Feb. 2, 2021, 8:36 PM; Updated: Feb. 2, 2021, 9:57 PM

Goodwin Procter fell victim to a data breach after a vendor it uses for large file transfers recently reported it was hacked, according to an internal memo obtained by Bloomberg Law.

The memorandum circulated by Goodwin managing partner Mark Bettencourt on Tuesday said Goodwin was informed of the security issue on Jan.22, and immediately stopped using the service.

The firm also retained a third-party forensic expert and launched an investigation.

Goodwin confirmed the veracity of Bettencourt’s memo, but declined to comment further.

Cyber breaches have become a growing issue for Big Law firms, which possess an abundance of valuable data and privileged information belonging to attorneys and clients on their networks.

Goodwin’s breach investigation revealed that a “small percentage” of the firm’s clients “may have experienced unauthorized access to or acquisition of confidential material” on Jan. 20, Bettencourt said. He said that potentially impacted clients were notified, and all of the firm’s clients were told about the breach.

Internally, “only a few Goodwin employees were affected,” and have been notified as well, according to the memo.

“At this time, we have found no evidence that any Goodwin resources were affected other than the file transfer service, and our business operations have not been affected,” said Bettencourt, whose memo said Goodwin had been running the most current version of the vendor’s service, conducting maintenance, and using security patches.

The email said it was likely “multiple customers” of the file transfer service had been impacted by the breach.

Goodwin came in at No. 22 in the American Lawyer’s most recent rankings of the largest U.S. law firms by gross revenue. The Boston-founded firm, which has offices around the globe, pulled in around $1.3 billion in 2019 and has done major deals of late for technology and life sciences companies.

Aside from Goodwin, a handful of Big Law firms have experienced data breaches in the last few months alone.

Seyfarth Shaw was the victim of a malware attack in October. Fragomen and Cadwalader, Wickersham & Taft also reported breaches late last year.

In 2017 DLA Piper was hit by a ransomware attack that affected thousands of computers across the firm’s network and put the industry on higher alert about the potential of breaches to debilitate even large global organizations.

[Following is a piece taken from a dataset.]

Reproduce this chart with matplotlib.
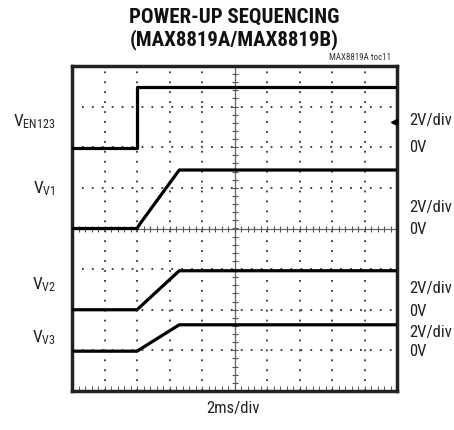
import numpy as np
import matplotlib
matplotlib.use('Agg')
import matplotlib.pyplot as plt

plt.rcParams['font.family'] = ['Liberation Sans Narrow', 'Roboto Condensed', 'Roboto', 'DejaVu Sans']
plt.rcParams['mathtext.fontset'] = 'custom'
plt.rcParams['mathtext.rm'] = 'Roboto Condensed'
plt.rcParams['mathtext.it'] = 'Roboto Condensed'

# time breakpoints in ms (2ms/div), voltages in V (2V/div)
en_t = [0, 4.0, 4.0, 20]
en_v = [0, 0, 3.0, 3.0]
v1_t = [0, 4.0, 4.2, 6.6, 20]
v1_v = [0, 0, 0.25, 2.88, 2.88]
v2_t = [0, 4.0, 6.6, 20]
v2_v = [0, 0, 1.92, 1.92]
v3_t = [0, 4.0, 6.6, 20]
v3_v = [0, 0, 1.3, 1.3]

# screen position of each channel's 0V level (divisions from center)
channels = ['V$_{\\mathrm{EN123}}$', 'V$_{\\mathrm{V1}}$', 'V$_{\\mathrm{V2}}$', 'V$_{\\mathrm{V3}}$']
offsets = [1.98, 0.0, -2.0, -3.02]
label_y = [122, 189, 285, 338]
scale_y = [[120, 147], [208, 230], [289, 312], [333, 352]]

fig = plt.figure(figsize=(4.54, 4.31), dpi=100)
W, H = 454, 431
ax = fig.add_axes([72 / W, 1 - 392 / H, 325 / W, 325 / H])
ax.set_xlim(0, 20)
ax.set_ylim(-4, 4)

# dotted graticule
for gx in np.arange(2, 20, 2):
    if gx == 10:
        continue
    ax.plot([gx, gx], [-4, 4], color='#333333', lw=1.3, ls=(0, (1, 4.5)), zorder=1)
for gy in np.arange(-3, 4, 1):
    if gy == 0:
        continue
    ax.plot([0, 20], [gy, gy], color='#333333', lw=1.3, ls=(0, (1, 4.5)), zorder=1)

# center cross with small ticks
ax.axvline(10, color='#666666', lw=0.9, zorder=1)
ax.axhline(0, color='#666666', lw=0.9, zorder=1)
tx = np.arange(0, 20.01, 0.4)
ty = np.arange(-4, 4.01, 0.2)
ax.plot(tx, np.zeros_like(tx), ls='none', marker='|', ms=4, mew=0.8, color='#555555', zorder=1)
ax.plot(np.full_like(ty, 10), ty, ls='none', marker='_', ms=5, mew=0.8, color='#555555', zorder=1)

# bottom edge minor ticks
ax.plot(tx, np.full_like(tx, -3.93), ls='none', marker='|', ms=3, mew=0.7, color='#555555', zorder=1)

# traces
for t, v, off in zip([en_t, v1_t, v2_t, v3_t], [en_v, v1_v, v2_v, v3_v], offsets):
    ax.plot(t, np.array(v) / 2.0 + off, color='black', lw=2.3, zorder=3)

# ground marker at right edge for EN channel
ax.plot([19.8], [2.63], marker='<', color='black', ms=4, clip_on=False, zorder=4)

ax.set_xticks([])
ax.set_yticks([])
for s in ax.spines.values():
    s.set_linewidth(2.5)
    s.set_color('#222222')

# title and annotations
fig.text(234 / W, 1 - 17 / H, 'POWER-UP SEQUENCING', ha='center', va='center',
         fontsize=15, fontweight='bold', color='#111111')
fig.text(234 / W, 1 - 40 / H, '(MAX8819A/MAX8819B)', ha='center', va='center',
         fontsize=15, fontweight='bold', color='#111111')
fig.text(391 / W, 1 - 58 / H, 'MAX8819A toc11', ha='right', va='center',
         fontsize=6.5, color='#333333')
fig.text(233 / W, 1 - 409 / H, '2ms/div', ha='center', va='center', fontsize=12, color='#222222')

for name, ly, (sy, zy) in zip(channels, label_y, scale_y):
    fig.text(56 / W, 1 - ly / H, name, ha='right', va='center', fontsize=12.5, color='#222222')
    fig.text(409 / W, 1 - sy / H, '2V/div', ha='left', va='center', fontsize=12, color='#222222')
    fig.text(409 / W, 1 - zy / H, '0V', ha='left', va='center', fontsize=12, color='#222222')

fig.savefig('out.png', dpi=100)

Plenty of security breaches happen at law firms, but they often don’t get reported, especially if there’s no unauthorized acquisition of or access to data, said Christopher Ballod, associate managing director of cyber risk of Kroll and former vice chair of the data privacy and cybersecurity practice at Lewis Brisbois Bisgaard & Smith.

“You’re seeing less than the smallest tip of the iceberg in incidents,” Ballod said.

He said that the most sophisticated threat actors are always looking at Big Law firms given the amount of sensitive data they possess. Third-party service providers these law firms often use are also potential targets.

Breach concerns at law firms may be even higher than in other industries, because law is such a trust-based business, according to Ballod.

“So a breach of privacy, any incident at all that could implicate the sanctity of client data is potentially catastrophic, it destroys or damages that carefully crafted brand,” he said.

(Updated to include further information about Goodwin Procter and comments from Christopher Ballod throughout. )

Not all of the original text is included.